Performance and scalability: Coarse Grained Entity Beans vs. Fine Grained Entity Beans

  1. Allright, its time for the showdown. Lets battle it out and find out the truth behind the debate about which is faster, coarse grained entity beans or fine grained entity beans. :)

    First of all, I define fine-grained entity beans as small objects that do not qualify as dependant objects. That is, they have their own lifecycle outside of other entity beans, and have business value specific to your deployment. An example is a MessageBean for a forum messaging system, this has business value for my needs, whereas an "Address" is just a dependant object. I further only refer to the use of fine grained entity beans with other performance enhancing patterns like wrapping with session beans, and using details objects.

    I think people have gotten too gung ho about the coarse grained pattern. I don't like the overuse of this pattern because its:

    1) harder to implement
       - can't find objects with finders
       - fine grained object business logic has to bunched up in the coarse grained parent

    2) in some situations its not as fast as fine grained
       - there is a reason ejbLoad is called for all N entity beans after a finder is called. It is so that an app. server can use cached instances of the entity beans rather than go to the database. When using a coarse grained approach, data is gathered from the database everytime and there is no caching going on (except in the db).

    3) just plain unintuitive. data model object maps to entity bean is easy.

    I like a fine grained entity bean approach because:
    1) its intuitive and easy to implement
    2) When properly used (wrapped by entity beans, and using details objects), it can actually be a lot faster than the coarse grained approach, due to app. server caching.

       The performance issue with coarse grained vs. fine grained comes down to one thing:

    - is the data used in your system often read, or even read only?

       80% (my arbitrary estimation) of all web transactions is just listing data, often the same data. For applications like this, a fine grained approach is always faster than a coarse grained approach because it is always faster to get data from an in-memory entity bean cache than making a database call to a DB usually on another machine. The coarse grained approach would require frequently accessed data to be read and re-read all the time.

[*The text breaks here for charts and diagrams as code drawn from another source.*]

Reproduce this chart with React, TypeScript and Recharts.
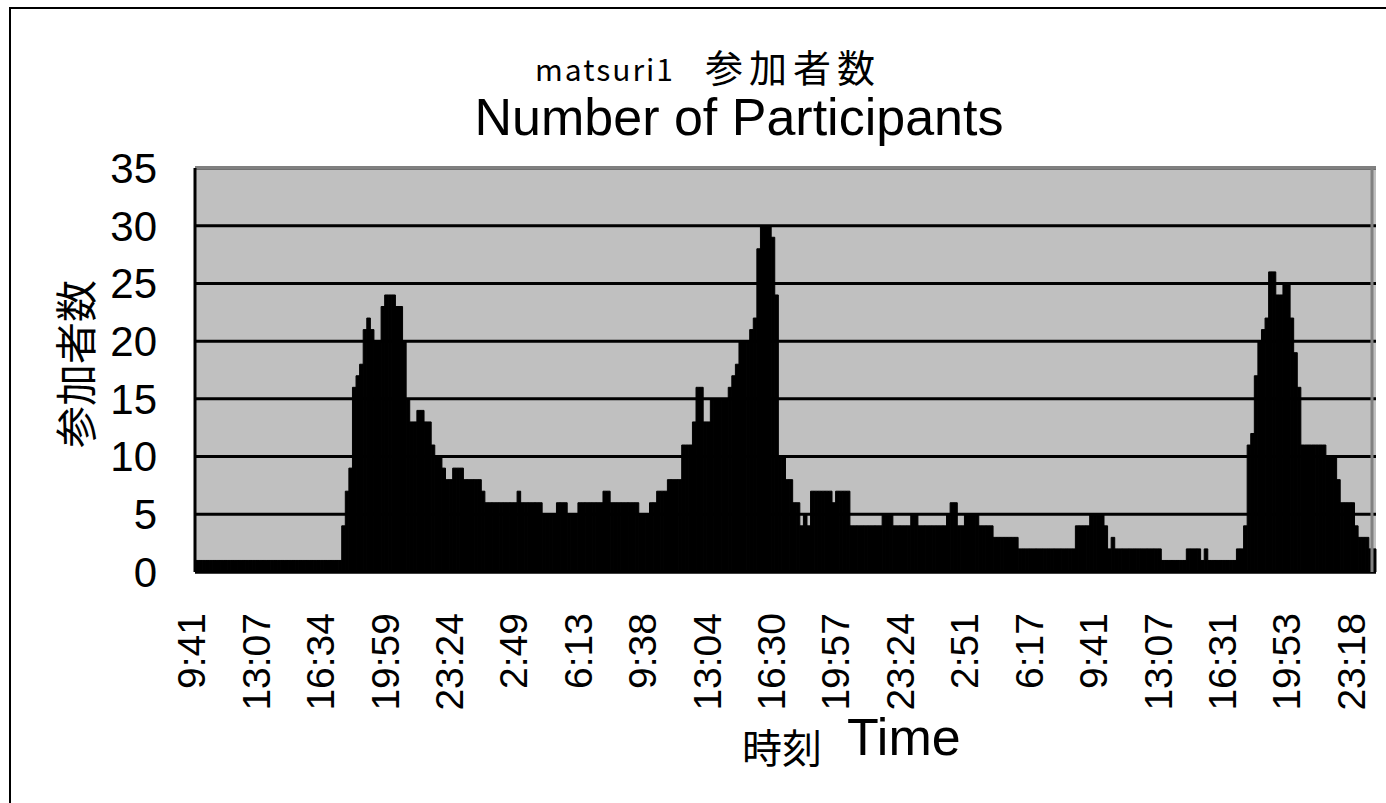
import React from 'react';
import { BarChart, Bar, XAxis, YAxis, CartesianGrid, ReferenceLine } from 'recharts';

// participants per sample, one row = one labelled time step (18 samples)
const participants: number[] = [
  1, 1, 1, 1, 1, 1, 1, 1, 1, 1, 1, 1, 1, 1, 1, 1, 1, 1,
  1, 1, 1, 1, 1, 1, 1, 1, 1, 1, 1, 1, 1, 1, 1, 1, 1, 1,
  1, 1, 1, 1, 1, 4, 7, 9, 16, 17, 18, 21, 22, 21, 20, 20, 23, 24,
  24, 24, 23, 23, 20, 15, 13, 13, 14, 14, 13, 13, 11, 10, 10, 9, 8, 8,
  9, 9, 9, 8, 8, 8, 8, 8, 7, 6, 6, 6, 6, 6, 6, 6, 6, 6,
  7, 6, 6, 6, 6, 6, 6, 5, 5, 5, 5, 6, 6, 6, 5, 5, 5, 6,
  6, 6, 6, 6, 6, 6, 7, 7, 6, 6, 6, 6, 6, 6, 6, 6, 5, 5,
  5, 6, 6, 7, 7, 7, 8, 8, 8, 8, 11, 11, 11, 13, 16, 16, 13, 13,
  15, 15, 15, 15, 15, 16, 17, 18, 20, 20, 20, 21, 22, 28, 30, 30, 30, 29,
  24, 10, 10, 8, 8, 6, 6, 4, 5, 4, 7, 7, 7, 7, 7, 7, 6, 7,
  7, 7, 7, 4, 4, 4, 4, 4, 4, 4, 4, 4, 5, 5, 5, 4, 4, 4,
  4, 4, 5, 5, 4, 4, 4, 4, 4, 4, 4, 4, 5, 6, 6, 4, 4, 5,
  5, 5, 5, 4, 4, 4, 4, 3, 3, 3, 3, 3, 3, 3, 2, 2, 2, 2,
  2, 2, 2, 2, 2, 2, 2, 2, 2, 2, 2, 2, 4, 4, 4, 4, 5, 5,
  5, 5, 4, 2, 3, 2, 2, 2, 2, 2, 2, 2, 2, 2, 2, 2, 2, 2,
  1, 1, 1, 1, 1, 1, 1, 2, 2, 2, 2, 1, 2, 1, 1, 1, 1, 1,
  1, 1, 1, 2, 2, 4, 11, 12, 17, 20, 21, 22, 26, 26, 24, 24, 25, 25,
  22, 19, 16, 11, 11, 11, 11, 11, 11, 11, 10, 10, 10, 8, 6, 6, 6, 6,
  4, 3, 3, 3, 2, 2,
];

// one label every 18 samples
const timeLabels: string[] = [
  '9:41', '13:07', '16:34', '19:59', '23:24', '2:49', '6:13', '9:38', '13:04', '16:30',
  '19:57', '23:24', '2:51', '6:17', '9:41', '13:07', '16:31', '19:53', '23:18',
];
const labelStep = 18;

const yTicks = [0, 5, 10, 15, 20, 25, 30, 35];

const data = participants.map((v, i) => ({ idx: i, count: v }));

const W = 1386;
const H = 803;
const plotLeft = 195;
const plotTop = 168;
const plotBottom = 572;
const plotWidth = 1181;
const band = plotWidth / participants.length;

const latin = "'Liberation Sans', Arial, sans-serif";
const cjk = "'Noto Sans CJK JP', 'Noto Sans CJK SC', sans-serif";

const TimeTick = (props: any) => {
  const { x, y, payload } = props;
  const label = timeLabels[payload.value / labelStep];
  if (label === undefined) return null;
  const tx = x - 5;
  const ty = y + 41;
  return (
    <text
      x={tx}
      y={ty}
      transform={`rotate(-90 ${tx} ${ty})`}
      textAnchor="end"
      dominantBaseline="central"
      fontFamily={latin}
      fontSize={39}
      fill="#000"
    >
      {label}
    </text>
  );
};

export default function App() {
  const yAxisW = 60;
  const xAxisH = 60;
  return (
    <div style={{ position: 'absolute', left: 0, top: 0, width: W, height: H, background: '#fff', overflow: 'hidden' }}>
      <div style={{ position: 'absolute', left: 9, top: 7, width: 1500, height: 1000, border: '2px solid #000' }} />
      <div style={{ position: 'absolute', left: 0, top: 0 }}>
        <BarChart
          width={W}
          height={H}
          data={data}
          margin={{ top: plotTop, right: W - plotLeft - plotWidth, left: plotLeft - yAxisW, bottom: H - plotBottom - xAxisH }}
          barCategoryGap={0}
          barGap={0}
        >
          <CartesianGrid vertical={false} stroke="#000" strokeWidth={3} fill="#c0c0c0" strokeOpacity={1} />
          <XAxis
            dataKey="idx"
            type="category"
            interval={labelStep - 1}
            height={xAxisH}
            tick={<TimeTick />}
            tickLine={false}
            tickSize={0}
            tickMargin={0}
            axisLine={{ stroke: '#000', strokeWidth: 3 }}
          />
          <YAxis
            width={yAxisW}
            domain={[0, 35]}
            ticks={yTicks}
            interval={0}
            tickLine={false}
            tickSize={38}
            tickMargin={0}
            axisLine={{ stroke: '#000', strokeWidth: 3 }}
            tick={{ fill: '#000', fontSize: 42, fontFamily: latin }}
          />
          <ReferenceLine y={35} stroke="#808080" strokeWidth={3} />
          <Bar
            dataKey="count"
            fill="#000"
            stroke="#000"
            strokeWidth={1}
            barSize={band - 0.001}
            isAnimationActive={false}
          />
        </BarChart>
      </div>
      <svg width={W} height={H} style={{ position: 'absolute', left: 0, top: 0, pointerEvents: 'none' }}>
        <line x1={1372} y1={166.5} x2={1372} y2={572} stroke="#808080" strokeWidth={3} />
        <text x={535} y={81} fontFamily={cjk} fontSize={30} letterSpacing={2} fill="#000">matsuri1</text>
        <text x={705} y={82} fontFamily={cjk} fontSize={38} letterSpacing={6} fill="#000">参加者数</text>
        <text x={739} y={135} textAnchor="middle" fontFamily={latin} fontSize={52} fill="#000">
          Number of Participants
        </text>
        <text
          x={73}
          y={364}
          transform="rotate(-90 73 364)"
          textAnchor="middle"
          dominantBaseline="central"
          fontFamily={cjk}
          fontSize={42}
          fill="#000"
        >
          参加者数
        </text>
        <text x={742} y={763} fontFamily={cjk} fontSize={40} fill="#000">時刻</text>
        <text x={847} y={755} fontFamily={latin} fontSize={52} fill="#000">Time</text>
      </svg>
    </div>
  );
}
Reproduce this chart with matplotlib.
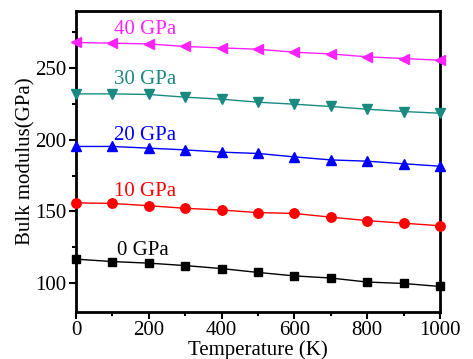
import matplotlib
matplotlib.use("Agg")
import matplotlib.pyplot as plt
from matplotlib.ticker import MultipleLocator

plt.rcParams['font.family'] = ['Liberation Serif', 'DejaVu Serif']

temperature = [0, 100, 200, 300, 400, 500, 600, 700, 800, 900, 1000]
b_0gpa = [116.7, 115.0, 113.9, 112.2, 110.1, 107.4, 105.0, 103.5, 100.7, 99.7, 97.6]
b_10gpa = [156.0, 155.6, 154.0, 152.2, 151.0, 149.2, 148.6, 146.0, 143.6, 141.8, 140.0]
b_20gpa = [195.4, 195.4, 194.2, 193.0, 191.4, 190.5, 188.1, 186.0, 185.1, 183.3, 181.6]
b_30gpa = [232.1, 232.1, 231.7, 229.8, 228.4, 226.3, 224.9, 223.3, 221.4, 219.8, 218.6]
b_40gpa = [268.0, 267.5, 267.0, 265.2, 264.2, 263.3, 261.2, 260.0, 258.0, 256.8, 255.6]

series = [
    ("0 GPa", b_0gpa, "black", "s", 6),
    ("10 GPa", b_10gpa, "red", "o", 6.8),
    ("20 GPa", b_20gpa, "blue", "^", 6.5),
    ("30 GPa", b_30gpa, "#1a8a80", "v", 6.5),
    ("40 GPa", b_40gpa, "#ff22ff", "<", 6.5),
]
label_y = [122.5, 164.2, 202.7, 242, 276.8]
label_x = [112, 105, 105, 105, 105]

fig = plt.figure(figsize=(4.73, 3.59), dpi=100)
ax = fig.add_axes([0.1607, 0.1318, 0.7695, 0.8376])

for (name, vals, col, mk, ms), ly, lx in zip(series, label_y, label_x):
    ax.plot(temperature, vals, color=col, marker=mk, markersize=ms, lw=1.0,
            clip_on=False, zorder=3)
    ax.text(lx, ly, name, color=col, fontsize=15, ha='left', va='center')

ax.set_xlim(0, 1000)
ax.set_ylim(80, 290)
ax.xaxis.set_major_locator(MultipleLocator(200))
ax.xaxis.set_minor_locator(MultipleLocator(100))
ax.yaxis.set_major_locator(MultipleLocator(50))
ax.yaxis.set_minor_locator(MultipleLocator(25))
ax.tick_params(which='both', direction='out', width=1.5, labelsize=15,
               top=False, right=False)
ax.tick_params(which='major', length=5, pad=2)
ax.tick_params(which='minor', length=3)
for sp in ax.spines.values():
    sp.set_linewidth(2)

ax.set_xlabel("Temperature (K)", fontsize=15, labelpad=0)
ax.set_ylabel("Bulk modulus(GPa)", fontsize=15, labelpad=0)

fig.savefig("out.png", dpi=100)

       For business cases where you don't have the same data being frequently read, then yes, fine grained entity beans can be slow, because you will require n+1 database calls when finding n entity beans (see the problem with loading many entity beans), and it would make sense to utilize the bulk loading ability of a coarse grained strategy, but for reading in frequently accessed data (which IMHO is a more common situtation than the former), fine grained entity beans are faster, when utilizing app. server caching.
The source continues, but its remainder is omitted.